The project took Matt around a week to complete.

‘I realised early on that doing this project manually would be insane!’ he says, apparently not realising that whichever way he went about it, it’d still be pretty nuts.

‘In fact, I tested the predominant editors at the time to see if they could handle 11,000 edits, and they couldn’t. So, I was on my own. I’d been writing little computer programs to help edit video for other projects where I didn’t want to spend the time to construct things manually. So, I adapted some of them to help disassemble the original film. It took three days to separate all the words. I then sorted them all in a spreadsheet and took that result and used another bit of code I wrote to produce the new edit. The credits were done traditionally in Final Cut Pro. I re-shot the background clouds and composed the text overlays in Photoshop.’
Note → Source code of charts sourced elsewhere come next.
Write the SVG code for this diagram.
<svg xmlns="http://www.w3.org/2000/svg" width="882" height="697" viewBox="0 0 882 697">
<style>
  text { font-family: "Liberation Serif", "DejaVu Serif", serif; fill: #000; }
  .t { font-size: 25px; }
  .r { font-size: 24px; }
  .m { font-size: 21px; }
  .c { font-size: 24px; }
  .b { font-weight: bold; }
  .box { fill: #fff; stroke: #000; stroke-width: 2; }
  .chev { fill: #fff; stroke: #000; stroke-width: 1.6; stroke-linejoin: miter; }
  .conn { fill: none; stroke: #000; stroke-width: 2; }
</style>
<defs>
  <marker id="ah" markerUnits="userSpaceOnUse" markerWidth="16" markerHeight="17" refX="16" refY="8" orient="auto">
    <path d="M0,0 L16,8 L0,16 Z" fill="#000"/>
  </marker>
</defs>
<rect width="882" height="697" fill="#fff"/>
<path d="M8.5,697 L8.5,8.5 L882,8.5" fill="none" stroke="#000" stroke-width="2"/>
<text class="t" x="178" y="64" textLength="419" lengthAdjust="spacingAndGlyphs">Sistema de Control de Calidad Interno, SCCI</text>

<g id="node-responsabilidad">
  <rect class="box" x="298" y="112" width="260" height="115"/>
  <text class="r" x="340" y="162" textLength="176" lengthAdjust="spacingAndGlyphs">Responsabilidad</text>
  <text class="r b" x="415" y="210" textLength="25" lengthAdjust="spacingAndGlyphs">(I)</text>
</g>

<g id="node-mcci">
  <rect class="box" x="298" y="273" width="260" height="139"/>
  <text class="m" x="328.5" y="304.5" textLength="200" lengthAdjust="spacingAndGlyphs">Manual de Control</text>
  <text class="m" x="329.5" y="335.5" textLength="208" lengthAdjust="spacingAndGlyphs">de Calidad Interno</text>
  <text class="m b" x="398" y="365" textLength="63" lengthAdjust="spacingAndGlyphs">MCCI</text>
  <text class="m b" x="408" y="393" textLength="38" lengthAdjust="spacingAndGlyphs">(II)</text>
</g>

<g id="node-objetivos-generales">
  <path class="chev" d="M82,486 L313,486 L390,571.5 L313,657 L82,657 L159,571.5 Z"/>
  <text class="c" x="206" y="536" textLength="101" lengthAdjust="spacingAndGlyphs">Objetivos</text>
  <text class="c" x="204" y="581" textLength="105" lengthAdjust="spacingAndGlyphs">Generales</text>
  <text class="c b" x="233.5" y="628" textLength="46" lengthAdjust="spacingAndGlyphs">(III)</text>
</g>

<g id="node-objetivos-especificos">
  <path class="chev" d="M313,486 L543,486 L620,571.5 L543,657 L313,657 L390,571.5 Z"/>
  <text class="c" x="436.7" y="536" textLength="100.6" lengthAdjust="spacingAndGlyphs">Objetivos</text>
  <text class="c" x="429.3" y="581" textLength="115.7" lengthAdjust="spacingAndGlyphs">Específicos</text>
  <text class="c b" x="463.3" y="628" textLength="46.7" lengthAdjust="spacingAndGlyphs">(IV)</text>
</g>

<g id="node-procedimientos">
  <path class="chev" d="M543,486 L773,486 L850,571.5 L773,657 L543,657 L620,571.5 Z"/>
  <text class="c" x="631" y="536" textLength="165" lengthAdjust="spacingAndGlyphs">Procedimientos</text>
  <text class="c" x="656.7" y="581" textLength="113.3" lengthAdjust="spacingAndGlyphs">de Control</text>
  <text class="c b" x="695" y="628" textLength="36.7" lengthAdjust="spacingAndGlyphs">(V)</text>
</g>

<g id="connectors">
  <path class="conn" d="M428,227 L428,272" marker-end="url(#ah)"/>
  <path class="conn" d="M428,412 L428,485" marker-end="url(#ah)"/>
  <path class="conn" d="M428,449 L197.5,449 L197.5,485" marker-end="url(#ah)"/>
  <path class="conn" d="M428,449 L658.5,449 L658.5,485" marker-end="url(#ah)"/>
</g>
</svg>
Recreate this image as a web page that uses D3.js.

So how did it take so long for it to find its way online?

‘Putting it on Vimeo last weekend was kind of an afterthought. I found a beat up DVD of it in my closet. I popped it in my laptop and it read okay, despite its condition. I ripped the DVD and that’s what got uploaded. I made a post to my Facebook friends and they took it from there. Kind of amazing!’

Amazing indeed. Wonderful in fact. And that may not be the end of it. Hopefully, there is yet more Matt Bucy wizardry to come.

‘I want to do a lightbox installation that uses the database generated by this project,’ he says.

‘As I see it, it’d be about six square feet with around 950 discreet lightboxes — the number of unique words in the film — each with a word from the film screened on a translucent sheet that lies over the lightboxes. The boxes would illuminate according to the timing and duration of each word and in a unique colour that represents the character speaking. It would be silent.’

I can’t wait. And I hope you will join me in saluting and celebrating the brilliantly insane work of Matt Bucy. Why? Because of the wonderful things he does. That’s why.

Cheers, Matt!

Do check out Tom Murphy’s Arst Arsw while you’re about it. As well as much, much shorter, it’s also actually a lot more original than The Force Awakens.